Authority of Corporate Officers
The powers of a corporate officer are the powers of an agent.
A corporate officer or agent may enter into any transaction for which they have been expressly or implicitly authorized under the articles or certificate of incorporation, the bylaws, an employment contract, or a board resolution.
Corporate officers have the implied authority to enter into transactions that are reasonably related to performing the duties for which they are responsible.
If a corporate officer who acts without or beyond their actual authority, consider whether the officer had apparent authority to act or whether the officer’s actions were later ratified by the board.
Ultra Vires Doctrine
A corporation cannot undertake a contract or activity that is beyond the scope of its powers, as described in the articles of incorporation or bylaws.

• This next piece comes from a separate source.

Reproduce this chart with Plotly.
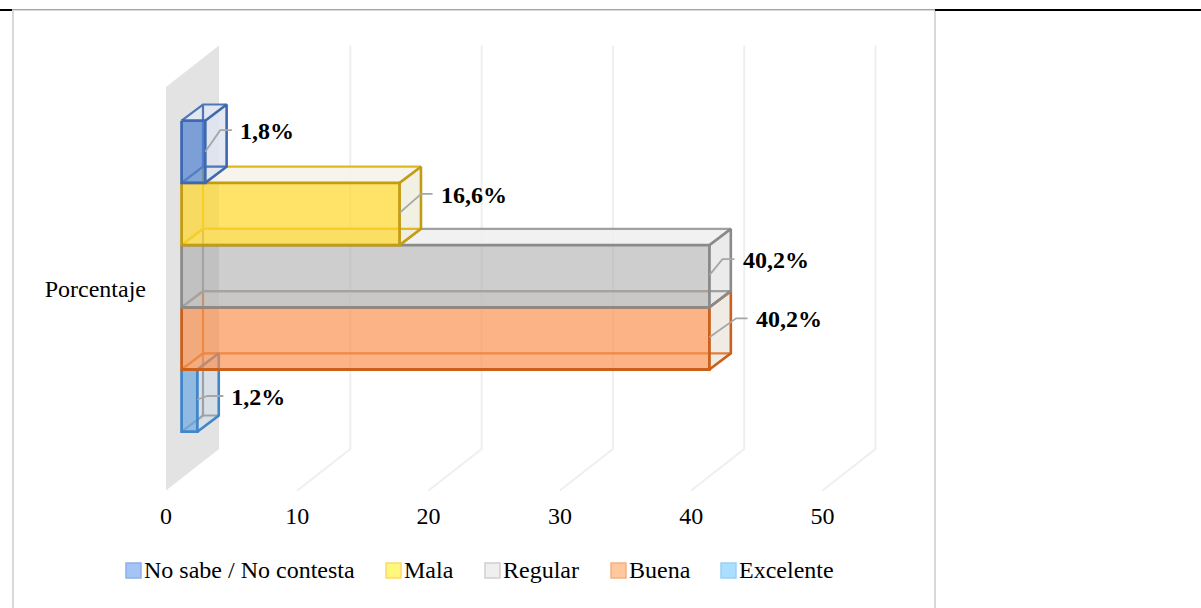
import plotly.graph_objects as go

# ---- data ----
category = ["Porcentaje"]
series = ["No sabe / No contesta", "Mala", "Regular", "Buena", "Excelente"]
values = [1.8, 16.6, 40.2, 40.2, 1.2]
labels = ["1,8%", "16,6%", "40,2%", "40,2%", "1,2%"]
x_ticks = [0, 10, 20, 30, 40, 50]

# ---- styles ----
edge = ["#3f68b0", "#c29c12", "#8a8a8a", "#c9611c", "#4286c8"]
back_edge = ["#4f76b8", "#e0b820", "#a0a0a0", "#e0803a", "#9aa3ad"]
front = ["rgba(80,130,210,.7)", "rgba(255,215,40,.7)", "rgba(165,165,165,.55)",
         "rgba(250,140,70,.65)", "rgba(100,165,225,.65)"]
side = ["rgba(222,228,240,.85)", "rgba(240,236,222,.85)", "rgba(232,232,232,.85)",
        "rgba(239,231,226,.85)", "rgba(214,222,232,.75)"]
topf = ["rgba(226,232,242,.85)", "rgba(245,242,231,.85)", "rgba(239,239,239,.85)",
        "rgba(239,232,226,.6)", "rgba(230,236,244,.6)"]
leg_fill = ["#a4c4f5", "#fff87c", "#efefef", "#ffc89f", "#abdfff"]
leg_line = ["#8fb0e8", "#ffd966", "#d0d0d0", "#f4b183", "#9dd0f5"]
leg_swatch_px = [126, 386, 485, 611, 721]
FONT = "Liberation Serif"
FS = 24

W, H = 1201, 608
PX_UNIT = 13.13   # pixels per axis unit
PX_SLOT = 62.2    # pixels per bar slot
X0 = 166.0        # pixel of axis zero
Y0 = 120.7        # pixel of first slot


def xp(px):
    return (px - X0) / PX_UNIT


def yp(py):
    return (py - Y0) / PX_SLOT


BAR_START = 15.6 / PX_UNIT
DX = 21.4 / PX_UNIT
DY = -16.2 / PX_SLOT
WALL_DX = 53 / PX_UNIT
WALL_DY = -41.5 / PX_SLOT
WALL_TOP = yp(87)
WALL_BOT = yp(490.5)

# leader geometry (pixel nudges relative to the bar end / slot)
lead_start_dy = [31, 30, 30, 30, 30]
lead_elbow = [(15, 9.5), (21.7, 11), (13, 14), (26.7, 11), (10, 26.5)]
lead_len = [11.7, 11.3, 12, 11.3, 16]
label_gap = [8, 8.5, 8.5, 8.5, 8]
LABEL_DROP = 3

fig = go.Figure()


def poly(xs, ys, fill, line=None, lw=0, name=None):
    fig.add_trace(go.Scatter(
        x=xs, y=ys, mode="lines", fill="toself" if fill else None, fillcolor=fill,
        line=dict(color=line or "rgba(0,0,0,0)", width=lw),
        hoverinfo="skip", showlegend=False, name=name))


# wall
poly([0, WALL_DX, WALL_DX, 0, 0],
     [WALL_TOP, WALL_TOP + WALL_DY, WALL_BOT + WALL_DY, WALL_BOT, WALL_TOP],
     "#e3e3e3")

# gridlines
for t in x_ticks[1:]:
    poly([t, t + WALL_DX, t + WALL_DX],
         [WALL_BOT, WALL_BOT + WALL_DY, WALL_TOP + WALL_DY],
         None, "#efefef", 2)

# back of boxes: side, top and hidden edges
for i in reversed(range(len(series))):
    a, b = BAR_START, BAR_START + values[i]
    t, u = i, i + 1
    poly([b, b + DX, b + DX, b, b], [t, t + DY, u + DY, u, t], side[i], name=series[i])
    poly([a, a + DX, b + DX, b, a], [t, t + DY, t + DY, t, t], topf[i], name=series[i])
    poly([a, a + DX, b + DX, None, a + DX, a + DX, b + DX, None, a, a + DX],
         [t, t + DY, t + DY, None, t + DY, u + DY, u + DY, None, u, u + DY],
         None, back_edge[i], 2.2, name=series[i])

# fronts and outer edges
for i in reversed(range(len(series))):
    a, b = BAR_START, BAR_START + values[i]
    t, u = i, i + 1
    poly([a, b, b, a, a], [t, t, u, u, t], front[i], edge[i], 2.8, name=series[i])
    poly([b, b + DX, b + DX, b],
         [t, t + DY, u + DY, u],
         None, edge[i], 2.6, name=series[i])

# leaders + labels
for i in range(len(series)):
    b = BAR_START + values[i]
    sx, sy = b, i + lead_start_dy[i] / PX_SLOT
    ex = b + lead_elbow[i][0] / PX_UNIT
    ey = i + lead_elbow[i][1] / PX_SLOT
    ax = ex + lead_len[i] / PX_UNIT
    poly([sx, ex, ax], [sy, ey, ey], None, "#a6a6a6", 1.8)
    fig.add_trace(go.Scatter(
        x=[ax + label_gap[i] / PX_UNIT], y=[ey + LABEL_DROP / PX_SLOT], mode="text",
        text=[labels[i]], textposition="middle right",
        textfont=dict(family=FONT, size=FS, color="#000000", weight="bold"),
        hoverinfo="skip", showlegend=False))

# frame + legend swatches
shapes = []


def rect(x0, y0, x1, y1, fill, line=None, lw=0):
    shapes.append(dict(type="rect", xref="paper", yref="paper", x0=x0 / W, x1=x1 / W,
                       y0=1 - y0 / H, y1=1 - y1 / H, fillcolor=fill,
                       line=dict(color=line or "rgba(0,0,0,0)", width=lw)))


rect(0, 9, 12, 11, "#000000")
rect(935, 9, 1201, 11, "#000000")
rect(12, 9, 935, 10, "#a6a6a6")
rect(12, 10, 935, 11, "#d9d9d9")
rect(12, 11, 14, 608, "#d9d9d9")
rect(934, 11, 936, 608, "#d9d9d9")

annotations = []
for i, name in enumerate(series):
    sx = leg_swatch_px[i]
    rect(sx, 563, sx + 15, 578, leg_fill[i], leg_line[i], 1.5)
    annotations.append(dict(xref="paper", yref="paper", x=(sx + 18) / W, y=1 - 570 / H,
                            text=name, showarrow=False, xanchor="left", yanchor="middle",
                            borderpad=0, borderwidth=0,
                            font=dict(family=FONT, size=FS, color="#000000")))

fig.update_layout(
    width=W, height=H, margin=dict(l=0, r=0, t=0, b=0),
    autosize=False,
    paper_bgcolor="#ffffff", plot_bgcolor="rgba(0,0,0,0)",
    showlegend=False, shapes=shapes, annotations=annotations,
    font=dict(family=FONT, size=FS, color="#000000"),
    xaxis=dict(range=[xp(0), xp(W)], tickmode="array", tickvals=x_ticks,
               ticktext=[str(v) for v in x_ticks], showgrid=False, zeroline=False,
               showline=False, ticks="", anchor="free", position=1 - 499 / H,
               tickfont=dict(family=FONT, size=FS, color="#000000")),
    yaxis=dict(range=[yp(H), yp(0)], tickmode="array", tickvals=[yp(289)],
               ticktext=category, showgrid=False, zeroline=False, showline=False,
               ticks="", anchor="free", position=146 / W,
               tickfont=dict(family=FONT, size=FS, color="#000000")),
)

fig.write_html("out.html", config={"displayModeBar": False},
               post_script="document.body.style.margin='0';document.documentElement.style.overflow='hidden';")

Under the MBCA, the limits of a corporation’s authority may be challenged in the following instances:
- In a proceeding by a shareholder to enjoin the act;
- In a proceeding by the corporation (directly, derivatively, or through a representative) against a current or former director, officer, employee, or agent of the corporation; and
- In a proceeding by the attorney general based on the grounds that:
- the corporation obtained its articles through fraud; or
- the corporation has continued to exceed or abuse the authority conferred upon it by law.
Duty of Care
Directors and Officers must discharge their duties:
(1) In good faith;
(2) same care of an ordinary and prudent person in a like position in similar circumstances;
(3) in a manner they reasonably believe to be in the best interests of the corporation.
Directors and Officers may rely on: information, reports, records, and financial data by those deemed reliable and competent by the board for that matter.